The Scaling Chaos: Why Growth Breaks More Companies Than Failure Ever Could.

Growth is exciting until it isn’t.

At first, it feels like everything is working.
Customers are signing up, revenue graphs are trending up, investors are paying attention.

Then suddenly, things start breaking.
Deadlines slip. Communication slows. Quality drops.

The strange truth?
Most companies don’t fail because they couldn’t grow.
They fail because they grew too fast, too chaotically.

The Hidden Truth About Scaling

Scaling magnifies everything the good, the bad, and the broken.

Every weak process, unclear role, or unspoken expectation that was manageable at 10 people becomes destructive at 50.

It’s not that the company changed it’s that complexity multiplied faster than clarity.

What worked when everyone was in the same room no longer works when teams are spread across time zones and functions.

What Scaling Chaos Looks Like

You’ll know you’re in it when:

Projects take longer despite more hands.

You hire faster but still feel understaffed.

Leaders spend more time in meetings than making progress.

Customer satisfaction drops even as your reach grows.

In short the company gets bigger, but not better.

Why It Happens

Most founders focus on growth as an outcome, not scalability as a design.

They add people before they add process.
They chase speed before structure.
And eventually, the company becomes a tangle of overlapping responsibilities, unclear communication, and reactive firefighting.

It’s not incompetence it’s human nature.
We assume what worked before will keep working, until it doesn’t.

The Real Solution: Build Systems Before Scale

The companies that scale successfully do something counterintuitive they slow down before speeding up.

They build internal scaffolding:

Clear decision rights (who decides what and when)

Documented processes that are simple but repeatable

Internal rhythms weekly huddles, metrics reviews, retrospectives

When done right, these systems don’t create bureaucracy they create freedom.
Freedom from chaos.
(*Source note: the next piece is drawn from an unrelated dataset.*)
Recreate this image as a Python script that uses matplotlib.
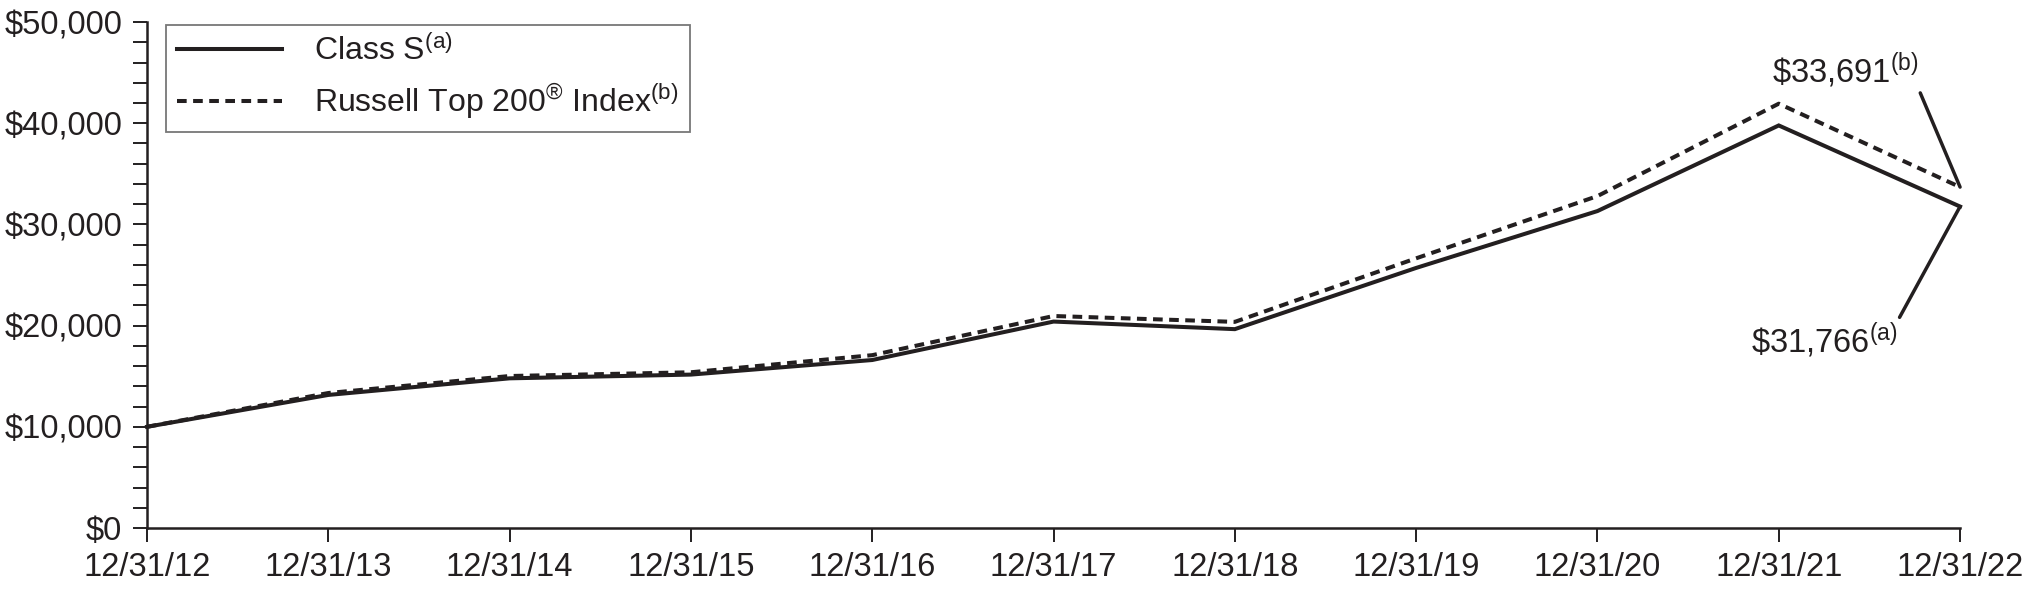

Freedom from confusion. Freedom from redoing the same mistakes every quarter.

The Founder’s Role During Scaling

As a founder, your job shifts from being the driver to being the designer.
You stop steering every move and start designing the engine itself.

That means creating a culture where systems evolve with the company not against it.

Because scaling isn’t about adding speed it’s about building endurance.

Final Thought

When growth feels like chaos, it’s not a “people problem” it’s a design problem.

The best leaders don’t just manage scale; they architect it.